Ce texte, d'une certaine façon, affirme que la nature ne saurait être l'éternel bénévole de l'humanité, et que si nous voulons la préserver, la valoriser, elle doit être, en quelque sorte, payée de retour.
Le texte modernise également nos moyens de protection des espaces naturels et des espèces sauvages :
- en supprimant certains outils devenus obsolètes (inventaires départementaux du patrimoine naturel, orientations régionales de gestion de la faune sauvage et de ses habitats, dispositions relatives aux mares insalubres…) ;
- en créant des moyens de protéger réellement les milieux marins (contrôle des activités dans la zone économique exclusive, zones fonctionnelles halieutiques) ;
- en déployant de nouveaux outils gradués permettant des mesures pérennes de protection et de gestion de la biodiversité, en particulier en milieu agricole, sans nécessiter une acquisition (zones soumises à contraintes environnementales, contrats créant des obligations réelles, assolement en commun et aménagements fonciers environnementaux) ;
- en facilitant enfin l'action des parcs naturels régionaux et du conservatoire du littoral.
Ce projet de loi replace le paysage du quotidien au centre de la politique du paysage, dans le prolongement de la convention de Florence, et en concentrant l'action patrimoniale de l'État sur les sites classés.
Pour que tout ceci se concrétise sur le terrain, pour que ces objectifs soient atteints, pour que tous, collectivités, associations, entreprises se sentent concernés, le projet de loi dote la France d'un opérateur intégré, l'Agence française pour la biodiversité.

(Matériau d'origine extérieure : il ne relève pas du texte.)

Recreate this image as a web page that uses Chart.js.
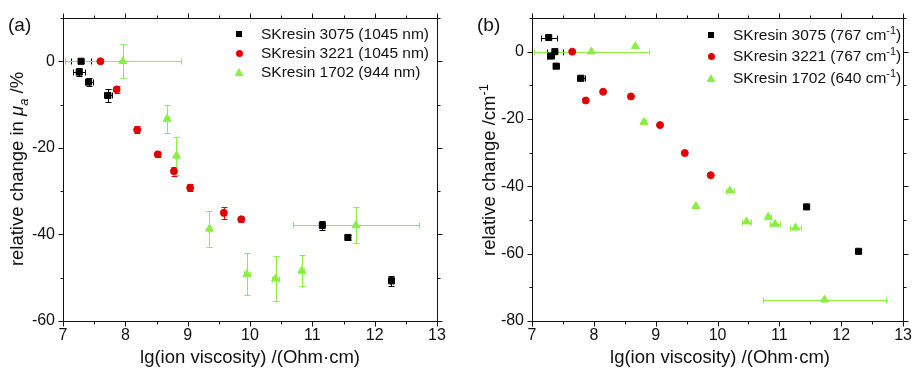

A la façon de l'Agence de l'environnement et de la maîtrise de l'énergie (ADEME), l'agence viendra en appui des porteurs de projets en faveur de la biodiversité, regroupera, organisera et diffusera la connaissance en matière de biodiversité, et sensibilisera nos concitoyens et participera à la formation des acteurs. L'agence sera également appelée à intervenir en appui aux services de l'État en matière de suivi et de préparation des positions de la France dans les enceintes internationales et européennes, de gestion d'espaces naturels, et de police de l'eau et des milieux aquatiques. Elle apportera un soutien méthodologique et financier aux porteurs de projets de reconquête de la biodiversité.